Request ::
Give only the number of lines that contain the word "Generate".

[Entries with chart source code]
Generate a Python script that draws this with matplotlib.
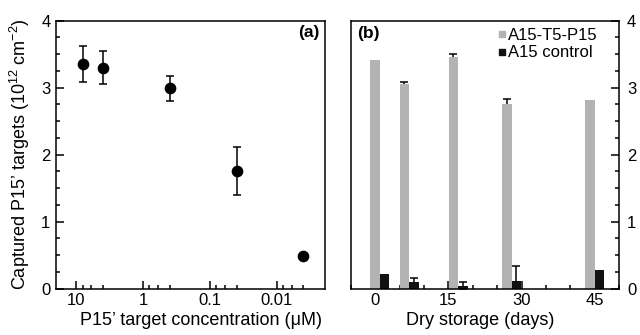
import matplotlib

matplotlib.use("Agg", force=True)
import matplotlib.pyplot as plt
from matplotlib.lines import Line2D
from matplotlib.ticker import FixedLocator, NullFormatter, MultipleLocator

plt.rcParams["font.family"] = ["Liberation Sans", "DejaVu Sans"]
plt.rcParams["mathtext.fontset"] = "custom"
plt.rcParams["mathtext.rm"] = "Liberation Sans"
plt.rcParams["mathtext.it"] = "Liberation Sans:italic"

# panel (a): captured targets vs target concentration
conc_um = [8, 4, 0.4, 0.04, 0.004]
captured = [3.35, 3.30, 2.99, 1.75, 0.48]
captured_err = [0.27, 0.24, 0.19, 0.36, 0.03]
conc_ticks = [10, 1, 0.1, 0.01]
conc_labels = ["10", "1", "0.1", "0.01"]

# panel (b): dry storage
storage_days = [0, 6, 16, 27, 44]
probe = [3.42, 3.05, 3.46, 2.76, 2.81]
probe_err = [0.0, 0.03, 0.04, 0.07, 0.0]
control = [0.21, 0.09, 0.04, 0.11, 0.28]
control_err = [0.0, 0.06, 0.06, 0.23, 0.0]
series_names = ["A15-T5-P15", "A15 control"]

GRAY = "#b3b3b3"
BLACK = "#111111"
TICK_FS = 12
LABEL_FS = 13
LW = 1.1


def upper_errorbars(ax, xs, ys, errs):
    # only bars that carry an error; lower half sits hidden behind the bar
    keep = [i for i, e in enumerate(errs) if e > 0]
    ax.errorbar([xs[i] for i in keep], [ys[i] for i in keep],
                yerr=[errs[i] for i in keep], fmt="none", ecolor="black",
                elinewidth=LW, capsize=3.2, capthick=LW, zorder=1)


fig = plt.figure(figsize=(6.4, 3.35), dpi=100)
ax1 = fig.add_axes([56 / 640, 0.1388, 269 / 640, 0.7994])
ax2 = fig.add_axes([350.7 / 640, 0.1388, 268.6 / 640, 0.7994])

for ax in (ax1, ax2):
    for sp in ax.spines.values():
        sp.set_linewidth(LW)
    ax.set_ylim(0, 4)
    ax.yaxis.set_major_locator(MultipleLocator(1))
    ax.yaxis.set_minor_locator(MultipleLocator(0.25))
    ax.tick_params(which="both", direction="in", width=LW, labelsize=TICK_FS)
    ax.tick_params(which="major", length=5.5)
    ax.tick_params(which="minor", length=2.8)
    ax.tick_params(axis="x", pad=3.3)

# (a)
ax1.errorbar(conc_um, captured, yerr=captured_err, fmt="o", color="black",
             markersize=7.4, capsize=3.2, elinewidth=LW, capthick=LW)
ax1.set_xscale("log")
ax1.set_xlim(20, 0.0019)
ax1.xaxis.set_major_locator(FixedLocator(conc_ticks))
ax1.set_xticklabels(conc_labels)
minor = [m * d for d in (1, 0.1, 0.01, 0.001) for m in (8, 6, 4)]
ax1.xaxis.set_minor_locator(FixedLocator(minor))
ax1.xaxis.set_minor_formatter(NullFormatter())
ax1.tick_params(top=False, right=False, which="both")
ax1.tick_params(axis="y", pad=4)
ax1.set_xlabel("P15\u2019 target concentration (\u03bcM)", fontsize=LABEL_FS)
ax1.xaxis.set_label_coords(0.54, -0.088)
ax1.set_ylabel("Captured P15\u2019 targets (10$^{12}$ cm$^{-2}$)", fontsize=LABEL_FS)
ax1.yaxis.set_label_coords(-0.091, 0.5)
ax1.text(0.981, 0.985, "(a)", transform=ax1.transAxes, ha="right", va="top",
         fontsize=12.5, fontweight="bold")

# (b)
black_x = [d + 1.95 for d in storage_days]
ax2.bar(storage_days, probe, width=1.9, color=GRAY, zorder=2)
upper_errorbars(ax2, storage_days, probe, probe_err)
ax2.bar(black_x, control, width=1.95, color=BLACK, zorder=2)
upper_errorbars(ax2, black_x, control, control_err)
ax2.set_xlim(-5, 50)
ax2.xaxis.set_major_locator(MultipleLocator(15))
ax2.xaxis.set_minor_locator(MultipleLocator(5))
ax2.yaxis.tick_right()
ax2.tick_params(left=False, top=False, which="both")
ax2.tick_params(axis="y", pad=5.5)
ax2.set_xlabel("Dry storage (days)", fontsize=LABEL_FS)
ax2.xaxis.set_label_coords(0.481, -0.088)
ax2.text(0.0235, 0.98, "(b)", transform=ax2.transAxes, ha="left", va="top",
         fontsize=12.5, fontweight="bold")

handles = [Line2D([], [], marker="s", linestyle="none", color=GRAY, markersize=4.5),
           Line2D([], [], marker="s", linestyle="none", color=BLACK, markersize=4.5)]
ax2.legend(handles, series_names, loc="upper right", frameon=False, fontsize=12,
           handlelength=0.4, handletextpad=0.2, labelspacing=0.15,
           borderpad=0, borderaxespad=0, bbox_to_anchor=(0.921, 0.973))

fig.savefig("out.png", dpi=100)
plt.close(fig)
==
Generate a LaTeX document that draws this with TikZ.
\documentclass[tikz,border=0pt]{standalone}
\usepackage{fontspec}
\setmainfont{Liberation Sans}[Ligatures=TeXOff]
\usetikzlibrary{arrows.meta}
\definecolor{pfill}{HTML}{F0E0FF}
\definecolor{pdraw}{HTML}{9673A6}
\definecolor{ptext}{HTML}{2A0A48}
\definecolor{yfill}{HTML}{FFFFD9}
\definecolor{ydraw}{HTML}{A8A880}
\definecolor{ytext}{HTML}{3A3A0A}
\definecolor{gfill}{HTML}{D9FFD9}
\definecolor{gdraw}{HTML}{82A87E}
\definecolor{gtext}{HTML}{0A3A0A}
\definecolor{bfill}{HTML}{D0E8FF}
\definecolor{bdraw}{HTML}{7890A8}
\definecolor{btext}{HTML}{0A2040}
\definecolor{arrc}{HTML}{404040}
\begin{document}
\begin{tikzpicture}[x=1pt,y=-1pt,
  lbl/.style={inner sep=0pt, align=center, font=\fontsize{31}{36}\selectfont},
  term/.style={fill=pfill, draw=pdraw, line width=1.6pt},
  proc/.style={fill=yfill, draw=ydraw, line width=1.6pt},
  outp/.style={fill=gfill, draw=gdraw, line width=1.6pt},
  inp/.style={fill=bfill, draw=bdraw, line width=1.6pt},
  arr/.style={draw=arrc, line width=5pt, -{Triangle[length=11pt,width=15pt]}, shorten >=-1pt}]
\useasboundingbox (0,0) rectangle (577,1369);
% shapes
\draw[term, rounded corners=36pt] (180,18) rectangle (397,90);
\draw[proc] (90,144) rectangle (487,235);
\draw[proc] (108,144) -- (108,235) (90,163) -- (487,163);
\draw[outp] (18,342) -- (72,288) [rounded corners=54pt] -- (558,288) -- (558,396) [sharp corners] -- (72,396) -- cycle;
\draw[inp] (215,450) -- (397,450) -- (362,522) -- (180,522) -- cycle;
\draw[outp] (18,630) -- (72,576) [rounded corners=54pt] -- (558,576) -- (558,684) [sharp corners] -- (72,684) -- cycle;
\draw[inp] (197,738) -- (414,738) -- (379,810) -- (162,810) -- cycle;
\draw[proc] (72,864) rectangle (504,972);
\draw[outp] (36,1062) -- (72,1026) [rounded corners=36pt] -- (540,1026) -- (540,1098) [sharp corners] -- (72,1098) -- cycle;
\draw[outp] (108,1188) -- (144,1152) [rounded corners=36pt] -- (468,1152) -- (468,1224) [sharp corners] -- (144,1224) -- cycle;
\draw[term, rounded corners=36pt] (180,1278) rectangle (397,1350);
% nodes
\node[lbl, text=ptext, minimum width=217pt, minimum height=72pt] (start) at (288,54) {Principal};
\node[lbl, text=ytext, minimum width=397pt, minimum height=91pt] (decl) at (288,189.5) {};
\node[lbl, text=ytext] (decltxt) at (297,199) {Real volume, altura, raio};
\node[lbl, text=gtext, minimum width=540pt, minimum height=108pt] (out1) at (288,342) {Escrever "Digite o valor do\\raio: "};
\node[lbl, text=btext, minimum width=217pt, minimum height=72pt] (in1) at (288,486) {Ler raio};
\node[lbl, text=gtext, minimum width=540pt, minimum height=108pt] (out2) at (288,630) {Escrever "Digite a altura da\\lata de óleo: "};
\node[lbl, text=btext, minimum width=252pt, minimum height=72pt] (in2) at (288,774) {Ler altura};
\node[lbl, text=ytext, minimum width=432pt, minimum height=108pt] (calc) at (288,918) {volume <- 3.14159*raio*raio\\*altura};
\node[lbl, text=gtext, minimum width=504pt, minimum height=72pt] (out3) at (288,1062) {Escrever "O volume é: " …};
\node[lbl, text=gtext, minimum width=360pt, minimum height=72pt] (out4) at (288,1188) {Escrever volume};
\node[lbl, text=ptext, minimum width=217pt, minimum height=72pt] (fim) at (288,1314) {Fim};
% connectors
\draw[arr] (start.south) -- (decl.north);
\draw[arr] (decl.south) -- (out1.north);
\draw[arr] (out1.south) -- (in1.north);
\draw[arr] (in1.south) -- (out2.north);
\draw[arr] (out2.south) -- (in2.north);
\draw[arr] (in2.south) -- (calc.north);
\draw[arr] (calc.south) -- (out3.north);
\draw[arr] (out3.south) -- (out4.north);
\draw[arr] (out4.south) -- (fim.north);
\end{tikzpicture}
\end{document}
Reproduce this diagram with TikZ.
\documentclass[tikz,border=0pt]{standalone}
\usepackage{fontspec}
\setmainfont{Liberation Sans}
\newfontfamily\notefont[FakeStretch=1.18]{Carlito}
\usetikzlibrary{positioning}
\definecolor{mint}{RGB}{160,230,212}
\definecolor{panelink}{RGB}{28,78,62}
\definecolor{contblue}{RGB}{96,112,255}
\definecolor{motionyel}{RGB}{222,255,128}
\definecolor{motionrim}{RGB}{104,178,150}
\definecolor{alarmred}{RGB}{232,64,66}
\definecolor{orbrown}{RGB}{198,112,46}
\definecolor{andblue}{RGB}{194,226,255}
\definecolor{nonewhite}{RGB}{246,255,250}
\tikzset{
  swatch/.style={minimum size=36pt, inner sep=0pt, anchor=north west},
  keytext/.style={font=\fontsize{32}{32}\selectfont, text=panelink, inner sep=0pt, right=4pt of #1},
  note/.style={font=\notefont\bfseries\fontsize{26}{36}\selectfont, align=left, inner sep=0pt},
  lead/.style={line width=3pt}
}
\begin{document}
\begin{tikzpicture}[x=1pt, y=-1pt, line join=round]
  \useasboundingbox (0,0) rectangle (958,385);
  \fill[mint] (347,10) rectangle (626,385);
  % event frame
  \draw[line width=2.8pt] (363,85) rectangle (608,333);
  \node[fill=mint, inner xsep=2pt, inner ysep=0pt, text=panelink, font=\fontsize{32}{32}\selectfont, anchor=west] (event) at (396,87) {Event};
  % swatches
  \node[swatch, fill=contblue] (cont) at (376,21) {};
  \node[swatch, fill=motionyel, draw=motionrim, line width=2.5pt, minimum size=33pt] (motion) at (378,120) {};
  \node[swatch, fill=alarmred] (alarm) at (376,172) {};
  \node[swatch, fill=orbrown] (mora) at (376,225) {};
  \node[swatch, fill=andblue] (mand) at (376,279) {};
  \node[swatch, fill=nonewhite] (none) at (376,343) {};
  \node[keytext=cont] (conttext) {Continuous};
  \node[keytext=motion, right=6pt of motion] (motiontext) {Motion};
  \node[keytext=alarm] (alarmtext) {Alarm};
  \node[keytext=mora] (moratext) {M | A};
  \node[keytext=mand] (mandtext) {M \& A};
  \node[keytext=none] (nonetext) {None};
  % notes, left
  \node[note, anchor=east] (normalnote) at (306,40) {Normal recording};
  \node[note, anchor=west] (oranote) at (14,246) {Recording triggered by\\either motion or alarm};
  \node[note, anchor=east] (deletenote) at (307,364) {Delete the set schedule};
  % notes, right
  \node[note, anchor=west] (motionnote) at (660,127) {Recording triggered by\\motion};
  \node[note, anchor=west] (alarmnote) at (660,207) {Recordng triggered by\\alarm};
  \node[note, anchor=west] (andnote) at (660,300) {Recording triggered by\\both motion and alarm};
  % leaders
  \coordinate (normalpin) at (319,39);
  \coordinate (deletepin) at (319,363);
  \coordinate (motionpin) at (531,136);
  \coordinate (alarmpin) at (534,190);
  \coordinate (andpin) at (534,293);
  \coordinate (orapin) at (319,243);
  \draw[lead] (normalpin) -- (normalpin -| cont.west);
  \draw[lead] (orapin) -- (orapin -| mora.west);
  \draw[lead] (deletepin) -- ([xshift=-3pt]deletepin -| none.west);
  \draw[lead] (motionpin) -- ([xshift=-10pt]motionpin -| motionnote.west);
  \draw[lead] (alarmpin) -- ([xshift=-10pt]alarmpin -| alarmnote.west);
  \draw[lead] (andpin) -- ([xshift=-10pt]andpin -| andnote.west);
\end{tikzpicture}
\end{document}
--
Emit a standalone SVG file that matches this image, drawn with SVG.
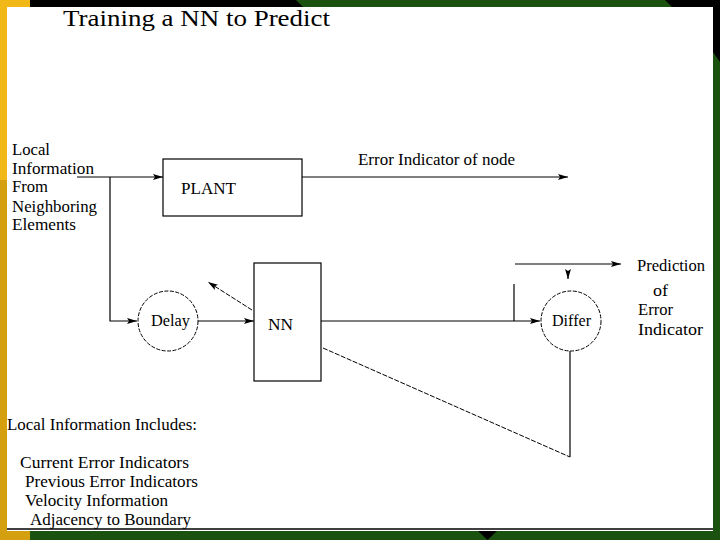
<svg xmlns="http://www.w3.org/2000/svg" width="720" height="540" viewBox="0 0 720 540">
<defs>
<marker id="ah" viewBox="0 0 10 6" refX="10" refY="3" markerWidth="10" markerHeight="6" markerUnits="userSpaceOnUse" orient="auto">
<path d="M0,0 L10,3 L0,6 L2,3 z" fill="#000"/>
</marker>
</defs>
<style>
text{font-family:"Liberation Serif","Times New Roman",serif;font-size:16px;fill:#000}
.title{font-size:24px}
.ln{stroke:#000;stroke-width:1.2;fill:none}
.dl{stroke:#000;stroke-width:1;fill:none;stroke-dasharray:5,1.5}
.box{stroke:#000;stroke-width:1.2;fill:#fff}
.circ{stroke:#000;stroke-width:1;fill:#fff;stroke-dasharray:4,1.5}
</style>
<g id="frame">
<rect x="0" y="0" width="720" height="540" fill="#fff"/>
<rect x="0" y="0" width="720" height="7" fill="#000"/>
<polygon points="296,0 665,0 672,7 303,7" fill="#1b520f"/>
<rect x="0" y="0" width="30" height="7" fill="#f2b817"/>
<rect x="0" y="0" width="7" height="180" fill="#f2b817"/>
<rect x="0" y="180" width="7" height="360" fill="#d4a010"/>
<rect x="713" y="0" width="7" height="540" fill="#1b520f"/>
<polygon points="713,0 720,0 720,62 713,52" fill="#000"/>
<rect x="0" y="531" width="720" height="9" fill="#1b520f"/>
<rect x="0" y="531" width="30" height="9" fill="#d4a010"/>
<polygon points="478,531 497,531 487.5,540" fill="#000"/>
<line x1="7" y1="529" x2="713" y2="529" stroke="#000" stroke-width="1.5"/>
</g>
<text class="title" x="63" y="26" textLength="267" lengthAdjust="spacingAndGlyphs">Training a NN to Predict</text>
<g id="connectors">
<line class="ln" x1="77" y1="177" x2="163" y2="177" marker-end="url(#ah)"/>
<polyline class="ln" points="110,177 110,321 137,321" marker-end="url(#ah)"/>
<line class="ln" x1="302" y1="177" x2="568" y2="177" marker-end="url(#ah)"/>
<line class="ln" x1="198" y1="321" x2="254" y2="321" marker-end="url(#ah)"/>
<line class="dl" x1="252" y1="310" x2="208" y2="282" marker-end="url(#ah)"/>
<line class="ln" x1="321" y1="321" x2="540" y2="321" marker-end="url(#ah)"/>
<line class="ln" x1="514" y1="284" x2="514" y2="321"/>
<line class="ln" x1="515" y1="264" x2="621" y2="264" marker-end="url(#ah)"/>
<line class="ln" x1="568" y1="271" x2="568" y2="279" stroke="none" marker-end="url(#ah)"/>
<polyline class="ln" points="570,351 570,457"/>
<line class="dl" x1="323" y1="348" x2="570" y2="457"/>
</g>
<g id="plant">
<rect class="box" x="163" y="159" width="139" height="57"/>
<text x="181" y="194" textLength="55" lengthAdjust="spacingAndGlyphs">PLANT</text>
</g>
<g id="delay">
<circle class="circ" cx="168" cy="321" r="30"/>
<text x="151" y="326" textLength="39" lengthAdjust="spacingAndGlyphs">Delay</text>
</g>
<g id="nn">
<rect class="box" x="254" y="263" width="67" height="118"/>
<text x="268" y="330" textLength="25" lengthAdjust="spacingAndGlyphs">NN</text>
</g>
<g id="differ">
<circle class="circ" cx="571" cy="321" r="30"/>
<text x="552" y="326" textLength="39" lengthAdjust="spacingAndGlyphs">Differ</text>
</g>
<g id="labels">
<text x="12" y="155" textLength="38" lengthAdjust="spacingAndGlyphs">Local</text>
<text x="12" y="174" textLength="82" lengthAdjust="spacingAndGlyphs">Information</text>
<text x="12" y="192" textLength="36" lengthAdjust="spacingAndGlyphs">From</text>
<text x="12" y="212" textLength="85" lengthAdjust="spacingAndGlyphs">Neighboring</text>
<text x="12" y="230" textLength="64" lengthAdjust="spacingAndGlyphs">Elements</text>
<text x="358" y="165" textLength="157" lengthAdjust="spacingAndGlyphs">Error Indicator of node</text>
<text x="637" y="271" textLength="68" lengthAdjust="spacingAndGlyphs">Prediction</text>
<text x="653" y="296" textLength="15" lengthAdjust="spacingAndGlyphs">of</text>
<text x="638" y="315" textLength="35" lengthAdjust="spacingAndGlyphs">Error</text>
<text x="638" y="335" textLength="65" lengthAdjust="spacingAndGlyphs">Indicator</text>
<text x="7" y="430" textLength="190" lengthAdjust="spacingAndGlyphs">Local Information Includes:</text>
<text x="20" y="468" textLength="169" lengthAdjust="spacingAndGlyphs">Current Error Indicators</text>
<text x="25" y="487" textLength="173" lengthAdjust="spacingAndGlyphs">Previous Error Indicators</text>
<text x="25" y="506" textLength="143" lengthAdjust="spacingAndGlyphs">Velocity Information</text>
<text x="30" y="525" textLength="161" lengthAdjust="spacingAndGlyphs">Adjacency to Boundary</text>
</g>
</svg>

Solution for this exercise ::
2